Previous solutions and frequent competitors' variants only showed on the map the point values of sensors, of which there are only a few dozen across Europe. In addition, they only provided data on dust particle concentrations, while they could not measure pollen and gas data. In addition, they also only showed the current status, which was a significant limitation. In other words, sensor data alone was not sufficient.

A major challenge of the implementation was to find quality data sources that would complement the Perfect-Air sensors and provide data at sufficient density to create a heatmap. At the beginning of the project, the client itself did not know which sources it would use.

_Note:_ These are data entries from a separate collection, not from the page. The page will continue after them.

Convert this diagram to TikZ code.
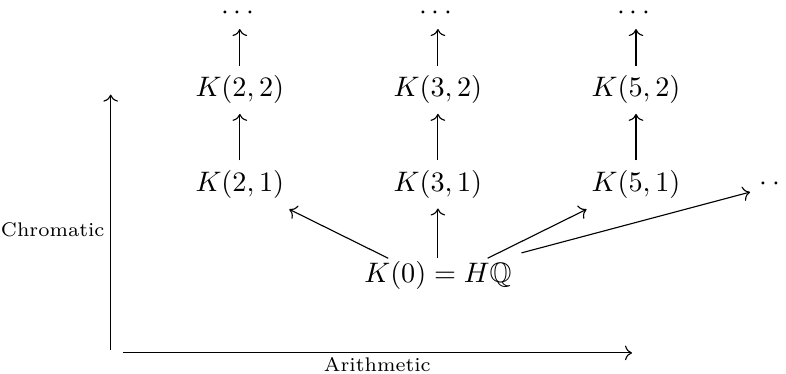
\documentclass[tikz,border=0pt]{standalone}
\usepackage{amssymb}
\usepackage{amsmath}
\usepackage{tikz}
\usetikzlibrary{arrows.meta, positioning}

\begin{document}
\begin{tikzpicture}
    \useasboundingbox (0,0) rectangle (9.80,4.66);

    % Define nodes
    \node (H) at (5.46,1.23) {$K(0) = H\mathbb{Q}$};
    \node (K21) at (2.99,2.36) {$K(2,1)$};
    \node (K31) at (5.46,2.36) {$K(3,1)$};
    \node (K51) at (7.93,2.36) {$K(5,1)$};
    \node (K22) at (2.99,3.54) {$K(2,2)$};
    \node (K32) at (5.46,3.54) {$K(3,2)$};
    \node (K52) at (7.93,3.54) {$K(5,2)$};
    \node (D2) at (2.99,4.50) {$\cdots$};
    \node (D3) at (5.46,4.50) {$\cdots$};
    \node (D5) at (7.93,4.50) {$\cdots$};
    \node (DR) at (9.71,2.36) {$\cdots$};

    % Draw towers
    \draw[->] (K21) -- (K22);
    \draw[->] (K22) -- (D2);
    \draw[->] (K31) -- (K32);
    \draw[->] (K32) -- (D3);
    \draw[->] (K51) -- (K52);
    \draw[->] (K52) -- (D5);

    % Draw maps out of K(0)
    \draw[->] ([shift={(-0.62,-0.09)}]H.north) -- ([shift={(-0.06,-0.01)}]K21.south east);
    \draw[->] ([yshift=-0.09cm]H.north) -- (K31);
    \draw[->] ([shift={(0.62,-0.09)}]H.north) -- ([shift={(0.06,-0.01)}]K51.south west);
    \draw[->] (H) -- (DR);

    % Draw axes
    \coordinate (O1) at (1.38,0.30);
    \coordinate (C) at (1.38,3.48);
    \coordinate (O2) at (1.53,0.26);
    \coordinate (A) at (7.88,0.26);
    \draw[->] (O1) -- (C) node[pos=0.47, left, inner sep=2pt] {\scriptsize Chromatic};
    \draw[->] (O2) -- (A) node[midway, below, inner sep=1.5pt] {\scriptsize Arithmetic};
\end{tikzpicture}
\end{document}
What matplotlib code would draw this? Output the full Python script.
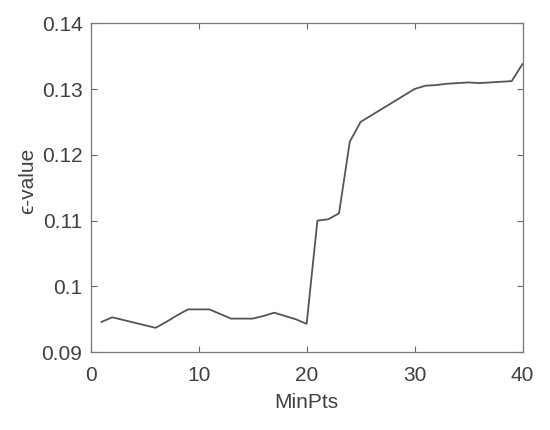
import matplotlib
matplotlib.use("Agg")
import matplotlib.pyplot as plt

minpts = list(range(1, 41))
eps_value = [0.0946, 0.0953, 0.0949, 0.0945, 0.0941, 0.0937, 0.0946, 0.0956,
             0.0965, 0.0965, 0.0965, 0.0958, 0.0951, 0.0951, 0.0951, 0.0955,
             0.0960, 0.0955, 0.0950, 0.0943, 0.1100, 0.1102, 0.1111, 0.1220,
             0.1250, 0.1260, 0.1270, 0.1280, 0.1290, 0.1300, 0.1305, 0.1306,
             0.1308, 0.1309, 0.1310, 0.1309, 0.1310, 0.1311, 0.1312, 0.1338]
xticks = [0, 10, 20, 30, 40]
yticks = [0.09, 0.10, 0.11, 0.12, 0.13, 0.14]
yticklabels = ["0.09", "0.1", "0.11", "0.12", "0.13", "0.14"]

plt.rcParams["font.family"] = ["Liberation Sans", "DejaVu Sans"]

fig = plt.figure(figsize=(5.5, 4.3), dpi=100)
ax = fig.add_axes([0.165, 0.181, 0.785, 0.765])

ax.plot(minpts, eps_value, color="#555555", linewidth=1.3)

ax.set_xlim(0, 40)
ax.set_ylim(0.09, 0.14)
ax.set_xticks(xticks)
ax.set_yticks(yticks)
ax.set_yticklabels(yticklabels)
ax.tick_params(direction="in", top=True, right=True, length=4, width=0.8,
               color="#666666", labelcolor="#404040", labelsize=15)
ax.tick_params(axis="x", pad=10)
ax.tick_params(axis="y", pad=6)
for s in ax.spines.values():
    s.set_color("#777777")
    s.set_linewidth(0.9)

ax.set_xlabel("MinPts", fontsize=15, color="#404040", labelpad=6)
ax.set_ylabel("\u03f5-value", fontsize=15, color="#404040")
ax.yaxis.set_label_coords(-0.125, 0.52)

fig.savefig("out.png", dpi=100)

The different data sources also needed to be combined appropriately. Specifically, we had to figure out how to interpolate regular dense and irregular sparse data at different points in time, and create the desired heatmap for each of those points in time. For such a large amount of data, we needed to establish a reliable repository and a system on top of it that would work with it and make the data available to the web and mobile application at the same time.

It was also necessary to figure out how to process and display the large volume of data quickly and efficiently in both applications, even when the user was zooming or working across time, for example. The apps had to be graphically consistent and allow interaction with the map in a similar way, despite the different systems and screen sizes.

Another nut that required a unique solution was the air quality assessment for allergy sufferers. This meant answering the question of how to easily visualize whether or not allergy sufferers could safely go outside.

First demo, then resource implementation analysis, technology change and finally product

In a very short period of time (3 weeks) we managed to create the main parts of the demo application, i.e. a sample heatmap that interpolated readily available open source data. In addition to the Perfect-Air sensor data, we added two sources of dust particle data from ground sensors - namely the Czech Hydrometeorological Institute, which has the most relevant data on the territory of the Czech Republic, and the OpenAQ service, which provides the same quality of data outside the reach of the Czech Hydrometeorological Institute.

The client thus gained a functional application on which to validate user requirements, user testing, and last but not least, a demonstration for investors to obtain subsidies for further development.
We used our mainstream technologies Node.js and React.js to create the demo.

Once the demo was complete and the business requirements were clarified, we proceeded to further develop the application, primarily getting relevant data for locations outside of the measurement stations. Here we were faced with a problem regarding the acquisition of dust, gas and pollen particle data. We had to find worldwide sources with affordable pricing and data relevance. The choice fell on data from the CAMS service operated by the European Space Agency ESA under the Copernicus programme. This provided us with the required quality and density of the heatmap, while making the satellite data available on a grid density of only a few kilometres. This included historical data as well as current and predicted data. Adequate storage and archiving processes then had to be established for data of this size.

Subsequently, we found that the javascript technologies used so far were not the best choice for automated retrieval and processing of meteorological data in binary systems. Therefore, we found a more efficient solution - we changed the stack to Python and C#, which are more suitable for heavy mathematical computations. Thanks to this, we managed to automate data downloading and parsing it into the necessary data and displaying it on a map.

Copernicus, as our main source, provides data in a format that is not supported by many modern programming languages. Of the available options, we chose Python, which has extensive support for mathematical and geographic operations. It was these that were necessary for interpolating and georeferencing the data for the heatmap. We decided to separate the data downloads from each source and combine them into independent "modules" that would communicate with only one common system - the backend cloud application, which we decided to write in C#. This backend should also provide data to the web and mobile application.

We decided to write the web app in the React framework and the mobile app in React Native, which supports both iOS and Android development. The similarity of the two frameworks allowed us to share large chunks of code across both apps, and UI/UX consistency was maintained. We implemented the interactive heatmap using the Mapbox GL library, which uses standard protocols such as Mercator's mesh view for rendering.